Strategic Intelligence contains intelligence reporting on the state of global security and instability, geostrategic issues affecting the United States, pre-war indicators, and assessments on the current risk of war. This report is available each week for Intelligence subscribers.

In this Strategic Intelligence Summary: (4,124 words)

  • China at cold war with U.S.
  • Kissinger behind Trump’s “reverse Nixon-China play”
  • U.S. Navy building ships for autonomous weapons
  • The Army is learning how to sink ships (again)
  • NATO-Russia SITREP
  • Middle East SITREP
  • North Korea SITREP
  • China SITREP
  • And more…

ADMIN NOTE: Jon Dougherty has moved on from Forward Observer. We wish him the best of luck in his future endeavors. All reporting and analysis is the product of Samuel Culper.


In Focus: Secretary of State Mike Pompeo was interviewed by Australian media this week, where he covered a range of issues from the Trump-Putin summit to geostrategic issues in the Indo-Pacific region.
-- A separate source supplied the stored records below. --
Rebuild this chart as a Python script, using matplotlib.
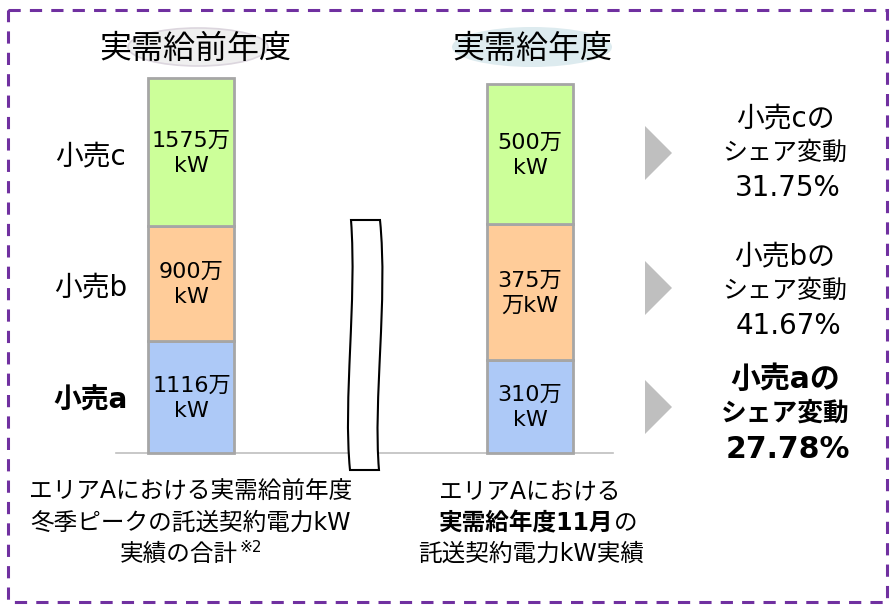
import numpy as np
import matplotlib.pyplot as plt
from matplotlib.patches import Rectangle, Ellipse, Polygon, PathPatch
from matplotlib.path import Path

plt.rcParams['font.family'] = ['DejaVu Sans', 'Noto Sans CJK JP']

# data (values in 万kW, bar heights are the schematic heights)
retailers = ['小売a', '小売b', '小売c']
prev_values = [1116, 900, 1575]
curr_values = [310, 375, 500]
prev_heights = [112, 115, 148]
curr_heights = [93, 136, 140]
prev_labels = ['1116万\nkW', '900万\nkW', '1575万\nkW']
curr_labels = ['310万\nkW', '375万\n万kW', '500万\nkW']
share_change = ['27.78%', '41.67%', '31.75%']
colors = ['#ADC9F7', '#FFCC99', '#CCFF99']

fig = plt.figure(figsize=(8.95, 6.05), dpi=100)
ax = fig.add_axes([0, 0, 1, 1])
ax.set_xlim(0, 895)
ax.set_ylim(605, 0)
ax.axis('off')

base = 453
FS = ['DejaVu Sans', 'Noto Sans CJK JP']

# outer dashed frame
ax.add_patch(Rectangle((8, 10), 879, 592, fill=False, edgecolor='#7030A0',
                       lw=2.2, ls=(0, (4, 3))))

# title ellipses + titles
ax.add_patch(Ellipse((198, 47), 140, 38, facecolor='#EFEFEF', edgecolor='#DCD6DE', lw=1.2))
ax.add_patch(Ellipse((532, 47), 160, 40, facecolor='#DDEBEF', edgecolor='none'))
ax.text(195, 49, '実需給前年度', ha='center', va='center', fontsize=23, family=FS)
ax.text(532, 49, '実需給年度', ha='center', va='center', fontsize=23, family=FS)

# baseline
ax.plot([116, 613], [base, base], color='#BFBFBF', lw=1.2, zorder=1)

# stacked bars
for xc, heights, labels in [(191.5, prev_heights, prev_labels),
                            (530, curr_heights, curr_labels)]:
    bottom = base
    for h, lab, col in zip(heights, labels, colors):
        ax.bar(xc, -h, bottom=bottom, width=86, color=col, edgecolor='#A6A6A6',
               lw=2, zorder=2)
        ax.text(xc, bottom - h / 2 + 1, lab, ha='center', va='center', fontsize=16,
                linespacing=1.32, family=FS, zorder=3)
        bottom -= h

# retailer labels on the left
cum = base - np.cumsum(prev_heights) + np.array(prev_heights) / 2
for name, yc in zip(retailers, cum):
    bold = name == '小売a'
    ax.text(91, yc + 4, name, ha='center', va='center', fontsize=20, family=FS,
            fontweight='bold' if bold else 'normal')

# break symbol
verts = [(351, 220), (357, 300), (343, 400), (350, 470),
         (379, 470), (373, 400), (388, 300), (380, 220), (351, 220)]
codes = [Path.MOVETO, Path.CURVE4, Path.CURVE4, Path.CURVE4,
         Path.LINETO, Path.CURVE4, Path.CURVE4, Path.CURVE4, Path.CLOSEPOLY]
ax.add_patch(PathPatch(Path(verts, codes), facecolor='white', edgecolor='black',
                       lw=1.5, zorder=4))

# arrows and share change texts
arrow_y = [407, 288, 153]
text_y = [414, 291, 153]
for name, pct, ay, ty in zip(retailers, share_change, arrow_y, text_y):
    ax.add_patch(Polygon([(645, ay - 27), (672, ay), (645, ay + 27)],
                         closed=True, color='#BFBFBF', lw=0))
    bold = name == '小売a'
    fw = 'bold' if bold else 'normal'
    big = 21.5 if bold else 20
    mid = 18.5 if bold else 18
    ax.text(785, ty - 35, name + 'の', ha='center', va='center', fontsize=big,
            family=FS, fontweight=fw)
    ax.text(785, ty, 'シェア変動', ha='center', va='center', fontsize=mid,
            family=FS, fontweight=fw)
    ax.text(788, ty + 35, pct, ha='center', va='center', fontsize=big,
            family=FS, fontweight=fw)

# bottom captions
ax.text(191, 492, 'エリアAにおける実需給前年度', ha='center', va='center', fontsize=17, family=FS)
ax.text(191, 523, '冬季ピークの託送契約電力kW', ha='center', va='center', fontsize=17, family=FS)
ax.text(238, 554, '実績の合計', ha='right', va='center', fontsize=17, family=FS)
ax.text(240, 547, '※2', ha='left', va='center', fontsize=11, family=FS)

ax.text(530, 492, 'エリアAにおける', ha='center', va='center', fontsize=17, family=FS)
ax.text(613, 523, '実需給年度11月', ha='right', va='center', fontsize=17,
        family=FS, fontweight='bold')
ax.text(614, 523, 'の', ha='left', va='center', fontsize=17, family=FS)
ax.text(531, 554, '託送契約電力kW実績', ha='center', va='center', fontsize=17, family=FS)

fig.savefig('out.png', dpi=100)
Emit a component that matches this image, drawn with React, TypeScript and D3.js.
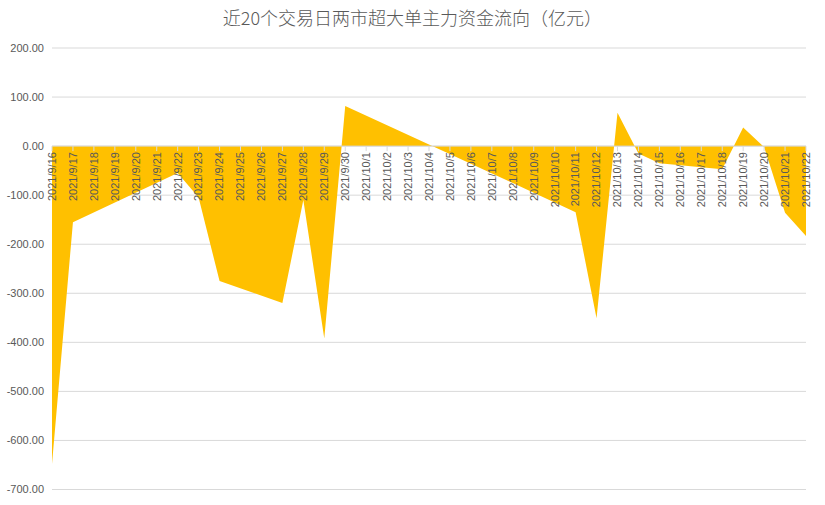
import React from 'react';
import * as d3 from 'd3';

// Trading days and main-force net flow (亿元)
const tradeDates = [
  '2021-09-16', '2021-09-17', '2021-09-22', '2021-09-23', '2021-09-24',
  '2021-09-27', '2021-09-28', '2021-09-29', '2021-09-30', '2021-10-08',
  '2021-10-11', '2021-10-12', '2021-10-13', '2021-10-14', '2021-10-15',
  '2021-10-18', '2021-10-19', '2021-10-20', '2021-10-21', '2021-10-22',
];
const flowValues = [
  -648, -155, -55, -105, -275,
  -320, -110, -392, 82, -75,
  -135, -351, 68, -15, -35,
  -47, 38, -2, -136, -183,
];
const yTicks = [200, 100, 0, -100, -200, -300, -400, -500, -600, -700];
const title = '近20个交易日两市超大单主力资金流向（亿元）';

const W = 825;
const H = 505;
const parse = d3.timeParse('%Y-%m-%d');

const App: React.FC = () => {
  const points = tradeDates.map((d, i) => ({ date: parse(d) as Date, value: flowValues[i] }));
  const start = points[0].date;
  const end = points[points.length - 1].date;

  const x = d3.scaleTime().domain([start, end]).range([52, 806]);
  const y = d3.scaleLinear().domain([-700, 200]).range([489.5, 48]);

  const area = d3.area<{ date: Date; value: number }>()
    .x(d => x(d.date))
    .y0(y(0))
    .y1(d => y(d.value));

  // every calendar day gets a tick and label
  const days = d3.timeDay.range(start, d3.timeDay.offset(end, 1));
  const fmt = (d: Date) => `${d.getFullYear()}/${d.getMonth() + 1}/${d.getDate()}`;

  const font = '"Liberation Sans", Arial, sans-serif';

  return (
    <svg width={W} height={H} style={{ position: 'absolute', left: 0, top: 0, background: '#fff' }}>
      <text x={W / 2} y={25} textAnchor="middle" fontSize={18}
        fontFamily='"Noto Sans CJK SC", sans-serif' fontWeight={300} fill="#595959">
        {title}
      </text>

      {/* gridlines + y labels */}
      {yTicks.map(t => (
        <g key={t}>
          <line x1={52} x2={806} y1={y(t)} y2={y(t)} stroke="#d9d9d9" strokeWidth={1} />
          <text x={44} y={y(t)} dy="0.35em" textAnchor="end" fontSize={11}
            fontFamily={font} fill="#595959">
            {t.toFixed(2)}
          </text>
        </g>
      ))}

      <path d={area(points) || ''} fill="#FFC000" />

      {/* category axis at zero */}
      <line x1={52} x2={806} y1={y(0)} y2={y(0)} stroke="#d9d9d9" strokeWidth={1} />
      {days.map(d => (
        <g key={d.getTime()} transform={`translate(${x(d)},${y(0)})`}>
          <line y1={0} y2={5} stroke="#d9d9d9" />
          <text transform="translate(0,6) rotate(-90)" dy="0.35em" textAnchor="end"
            fontSize={11} fontFamily={font} fill="#595959">
            {fmt(d)}
          </text>
        </g>
      ))}
    </svg>
  );
};

export default App;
Secretary Pompeo said that President Trump and Putin in their meeting last week “disagreed on many things but also set forward some constructive paths on important topics”. When pressed what those topics were, Pompeo said:

Oh, they range from business executives getting together to find places where commerce can be promoted throughout the world. They talked about the important challenges in Syria. We still have over 6 million displaced persons there. How we might find a way to work together in that space to take down the violence level for those families, the incredible strain on Jordan and Lebanon of those – and Turkey for that matter – for those displaced persons, not to mention the tragedy for those human lives. They spoke about Ukraine. They didn’t find much place to agree there. The President was strong in making sure that the world understood that the Minsk path is the right path forward. I could go on. There were many topics across a broad range of places that the United States and Russia encounter each other, and it was very important that the two leaders discussed them.

During the interview, Pompeo reported that the U.S. and Australia had formed an agreement on policy in the South Pacific, with regard to Chinese activities to dominate the region, and mentioned that 2,500 U.S. Marines were ready to deploy to Darwin (northern coast of Australia) as a part of a defense strategy. [source]

As we reported in our Early Warning reports this week, U.S. officials have been in talks with their Australian counterparts to develop an Indo-Pacific defense strategy against Chinese expansion. Of particular note, the “Indo-Pacific” strategy has been renamed from the “Pacific” strategy to incorporate India and its regional waters. I expect to hear much more about what this new strategy entails during the days and weeks ahead.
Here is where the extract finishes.